COLLECTED DATA:

***

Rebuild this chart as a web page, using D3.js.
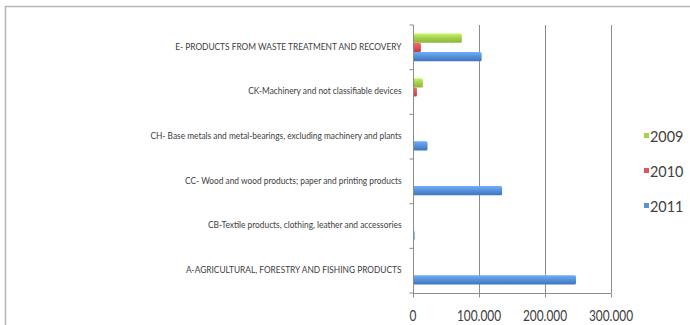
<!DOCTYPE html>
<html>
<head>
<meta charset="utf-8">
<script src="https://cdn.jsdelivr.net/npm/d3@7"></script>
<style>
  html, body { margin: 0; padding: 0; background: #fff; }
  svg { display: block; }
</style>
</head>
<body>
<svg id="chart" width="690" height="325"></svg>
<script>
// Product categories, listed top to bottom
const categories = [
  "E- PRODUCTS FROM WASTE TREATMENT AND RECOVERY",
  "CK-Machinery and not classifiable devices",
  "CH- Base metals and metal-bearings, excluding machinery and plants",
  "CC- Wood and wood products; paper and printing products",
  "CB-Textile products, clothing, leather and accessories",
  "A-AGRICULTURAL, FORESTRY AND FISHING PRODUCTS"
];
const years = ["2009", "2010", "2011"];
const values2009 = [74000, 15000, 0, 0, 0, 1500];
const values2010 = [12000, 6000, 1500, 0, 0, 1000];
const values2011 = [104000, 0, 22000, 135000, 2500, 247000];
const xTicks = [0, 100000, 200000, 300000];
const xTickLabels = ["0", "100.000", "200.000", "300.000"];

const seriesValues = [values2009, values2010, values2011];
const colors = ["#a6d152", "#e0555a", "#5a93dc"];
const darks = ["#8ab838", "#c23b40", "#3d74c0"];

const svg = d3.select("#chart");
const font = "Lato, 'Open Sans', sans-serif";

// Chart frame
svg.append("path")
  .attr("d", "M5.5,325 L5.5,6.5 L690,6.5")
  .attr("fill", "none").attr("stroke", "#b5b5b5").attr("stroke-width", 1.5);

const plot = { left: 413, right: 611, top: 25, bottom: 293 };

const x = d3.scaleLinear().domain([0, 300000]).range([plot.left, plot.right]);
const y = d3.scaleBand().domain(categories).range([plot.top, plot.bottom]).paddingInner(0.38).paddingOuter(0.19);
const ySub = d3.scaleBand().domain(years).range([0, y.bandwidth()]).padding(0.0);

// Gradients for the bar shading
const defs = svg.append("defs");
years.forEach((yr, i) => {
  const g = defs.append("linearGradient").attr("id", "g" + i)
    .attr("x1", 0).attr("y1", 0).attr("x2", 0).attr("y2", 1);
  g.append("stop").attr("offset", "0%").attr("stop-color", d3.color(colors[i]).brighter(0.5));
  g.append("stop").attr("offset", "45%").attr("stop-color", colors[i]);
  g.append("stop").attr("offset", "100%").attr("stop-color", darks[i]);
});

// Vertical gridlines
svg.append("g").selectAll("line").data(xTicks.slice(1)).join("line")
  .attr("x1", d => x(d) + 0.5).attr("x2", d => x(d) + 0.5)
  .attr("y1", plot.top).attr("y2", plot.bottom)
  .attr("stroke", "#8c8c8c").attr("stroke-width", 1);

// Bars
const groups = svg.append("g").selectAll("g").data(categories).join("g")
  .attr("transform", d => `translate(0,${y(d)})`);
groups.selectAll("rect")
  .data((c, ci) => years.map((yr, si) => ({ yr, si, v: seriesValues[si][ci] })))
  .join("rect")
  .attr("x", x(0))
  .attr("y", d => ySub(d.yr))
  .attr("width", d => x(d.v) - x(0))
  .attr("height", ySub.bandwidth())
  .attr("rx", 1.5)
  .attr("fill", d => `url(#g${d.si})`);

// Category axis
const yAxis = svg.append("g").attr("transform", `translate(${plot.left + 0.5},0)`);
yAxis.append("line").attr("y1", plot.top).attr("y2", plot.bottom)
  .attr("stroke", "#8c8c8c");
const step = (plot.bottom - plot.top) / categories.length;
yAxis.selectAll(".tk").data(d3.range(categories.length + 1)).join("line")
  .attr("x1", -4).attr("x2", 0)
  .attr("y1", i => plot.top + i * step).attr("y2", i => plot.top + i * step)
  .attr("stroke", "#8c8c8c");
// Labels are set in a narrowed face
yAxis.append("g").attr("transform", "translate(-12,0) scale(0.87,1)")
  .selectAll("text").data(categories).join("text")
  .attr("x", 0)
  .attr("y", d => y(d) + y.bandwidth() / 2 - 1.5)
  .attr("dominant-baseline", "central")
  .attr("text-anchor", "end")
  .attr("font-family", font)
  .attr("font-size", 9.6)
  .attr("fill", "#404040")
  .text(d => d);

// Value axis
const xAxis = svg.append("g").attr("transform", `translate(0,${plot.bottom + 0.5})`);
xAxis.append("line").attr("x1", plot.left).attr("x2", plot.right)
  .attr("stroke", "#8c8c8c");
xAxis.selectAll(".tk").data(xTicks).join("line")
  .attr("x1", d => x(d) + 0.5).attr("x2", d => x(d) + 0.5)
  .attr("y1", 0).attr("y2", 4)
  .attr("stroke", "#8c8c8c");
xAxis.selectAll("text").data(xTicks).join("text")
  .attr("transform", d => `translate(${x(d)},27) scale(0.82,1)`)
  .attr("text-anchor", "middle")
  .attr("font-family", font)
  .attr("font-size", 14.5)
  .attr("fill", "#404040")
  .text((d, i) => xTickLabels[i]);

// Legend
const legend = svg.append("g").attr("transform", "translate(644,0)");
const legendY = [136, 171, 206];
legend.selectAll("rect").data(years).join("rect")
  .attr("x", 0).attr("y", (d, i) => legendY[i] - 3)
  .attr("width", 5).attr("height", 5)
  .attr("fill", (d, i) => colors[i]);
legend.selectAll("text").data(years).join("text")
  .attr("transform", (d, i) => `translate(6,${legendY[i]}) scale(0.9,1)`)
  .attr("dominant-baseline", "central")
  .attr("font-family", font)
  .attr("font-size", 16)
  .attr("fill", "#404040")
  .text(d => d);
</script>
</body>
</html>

***

WHAT THE TASK ASKS: Give back every line exactly as it stands, pictures excluded.

TASK ANSWER:
Rebuild this chart as a web page, using D3.js.
<!DOCTYPE html>
<html>
<head>
<meta charset="utf-8">
<script src="https://cdn.jsdelivr.net/npm/d3@7"></script>
<style>
  html, body { margin: 0; padding: 0; background: #fff; }
  svg { display: block; }
</style>
</head>
<body>
<svg id="chart" width="690" height="325"></svg>
<script>
// Product categories, listed top to bottom
const categories = [
  "E- PRODUCTS FROM WASTE TREATMENT AND RECOVERY",
  "CK-Machinery and not classifiable devices",
  "CH- Base metals and metal-bearings, excluding machinery and plants",
  "CC- Wood and wood products; paper and printing products",
  "CB-Textile products, clothing, leather and accessories",
  "A-AGRICULTURAL, FORESTRY AND FISHING PRODUCTS"
];
const years = ["2009", "2010", "2011"];
const values2009 = [74000, 15000, 0, 0, 0, 1500];
const values2010 = [12000, 6000, 1500, 0, 0, 1000];
const values2011 = [104000, 0, 22000, 135000, 2500, 247000];
const xTicks = [0, 100000, 200000, 300000];
const xTickLabels = ["0", "100.000", "200.000", "300.000"];

const seriesValues = [values2009, values2010, values2011];
const colors = ["#a6d152", "#e0555a", "#5a93dc"];
const darks = ["#8ab838", "#c23b40", "#3d74c0"];

const svg = d3.select("#chart");
const font = "Lato, 'Open Sans', sans-serif";

// Chart frame
svg.append("path")
  .attr("d", "M5.5,325 L5.5,6.5 L690,6.5")
  .attr("fill", "none").attr("stroke", "#b5b5b5").attr("stroke-width", 1.5);

const plot = { left: 413, right: 611, top: 25, bottom: 293 };

const x = d3.scaleLinear().domain([0, 300000]).range([plot.left, plot.right]);
const y = d3.scaleBand().domain(categories).range([plot.top, plot.bottom]).paddingInner(0.38).paddingOuter(0.19);
const ySub = d3.scaleBand().domain(years).range([0, y.bandwidth()]).padding(0.0);

// Gradients for the bar shading
const defs = svg.append("defs");
years.forEach((yr, i) => {
  const g = defs.append("linearGradient").attr("id", "g" + i)
    .attr("x1", 0).attr("y1", 0).attr("x2", 0).attr("y2", 1);
  g.append("stop").attr("offset", "0%").attr("stop-color", d3.color(colors[i]).brighter(0.5));
  g.append("stop").attr("offset", "45%").attr("stop-color", colors[i]);
  g.append("stop").attr("offset", "100%").attr("stop-color", darks[i]);
});

// Vertical gridlines
svg.append("g").selectAll("line").data(xTicks.slice(1)).join("line")
  .attr("x1", d => x(d) + 0.5).attr("x2", d => x(d) + 0.5)
  .attr("y1", plot.top).attr("y2", plot.bottom)
  .attr("stroke", "#8c8c8c").attr("stroke-width", 1);

// Bars
const groups = svg.append("g").selectAll("g").data(categories).join("g")
  .attr("transform", d => `translate(0,${y(d)})`);
groups.selectAll("rect")
  .data((c, ci) => years.map((yr, si) => ({ yr, si, v: seriesValues[si][ci] })))
  .join("rect")
  .attr("x", x(0))
  .attr("y", d => ySub(d.yr))
  .attr("width", d => x(d.v) - x(0))
  .attr("height", ySub.bandwidth())
  .attr("rx", 1.5)
  .attr("fill", d => `url(#g${d.si})`);

// Category axis
const yAxis = svg.append("g").attr("transform", `translate(${plot.left + 0.5},0)`);
yAxis.append("line").attr("y1", plot.top).attr("y2", plot.bottom)
  .attr("stroke", "#8c8c8c");
const step = (plot.bottom - plot.top) / categories.length;
yAxis.selectAll(".tk").data(d3.range(categories.length + 1)).join("line")
  .attr("x1", -4).attr("x2", 0)
  .attr("y1", i => plot.top + i * step).attr("y2", i => plot.top + i * step)
  .attr("stroke", "#8c8c8c");
// Labels are set in a narrowed face
yAxis.append("g").attr("transform", "translate(-12,0) scale(0.87,1)")
  .selectAll("text").data(categories).join("text")
  .attr("x", 0)
  .attr("y", d => y(d) + y.bandwidth() / 2 - 1.5)
  .attr("dominant-baseline", "central")
  .attr("text-anchor", "end")
  .attr("font-family", font)
  .attr("font-size", 9.6)
  .attr("fill", "#404040")
  .text(d => d);

// Value axis
const xAxis = svg.append("g").attr("transform", `translate(0,${plot.bottom + 0.5})`);
xAxis.append("line").attr("x1", plot.left).attr("x2", plot.right)
  .attr("stroke", "#8c8c8c");
xAxis.selectAll(".tk").data(xTicks).join("line")
  .attr("x1", d => x(d) + 0.5).attr("x2", d => x(d) + 0.5)
  .attr("y1", 0).attr("y2", 4)
  .attr("stroke", "#8c8c8c");
xAxis.selectAll("text").data(xTicks).join("text")
  .attr("transform", d => `translate(${x(d)},27) scale(0.82,1)`)
  .attr("text-anchor", "middle")
  .attr("font-family", font)
  .attr("font-size", 14.5)
  .attr("fill", "#404040")
  .text((d, i) => xTickLabels[i]);

// Legend
const legend = svg.append("g").attr("transform", "translate(644,0)");
const legendY = [136, 171, 206];
legend.selectAll("rect").data(years).join("rect")
  .attr("x", 0).attr("y", (d, i) => legendY[i] - 3)
  .attr("width", 5).attr("height", 5)
  .attr("fill", (d, i) => colors[i]);
legend.selectAll("text").data(years).join("text")
  .attr("transform", (d, i) => `translate(6,${legendY[i]}) scale(0.9,1)`)
  .attr("dominant-baseline", "central")
  .attr("font-family", font)
  .attr("font-size", 16)
  .attr("fill", "#404040")
  .text(d => d);
</script>
</body>
</html>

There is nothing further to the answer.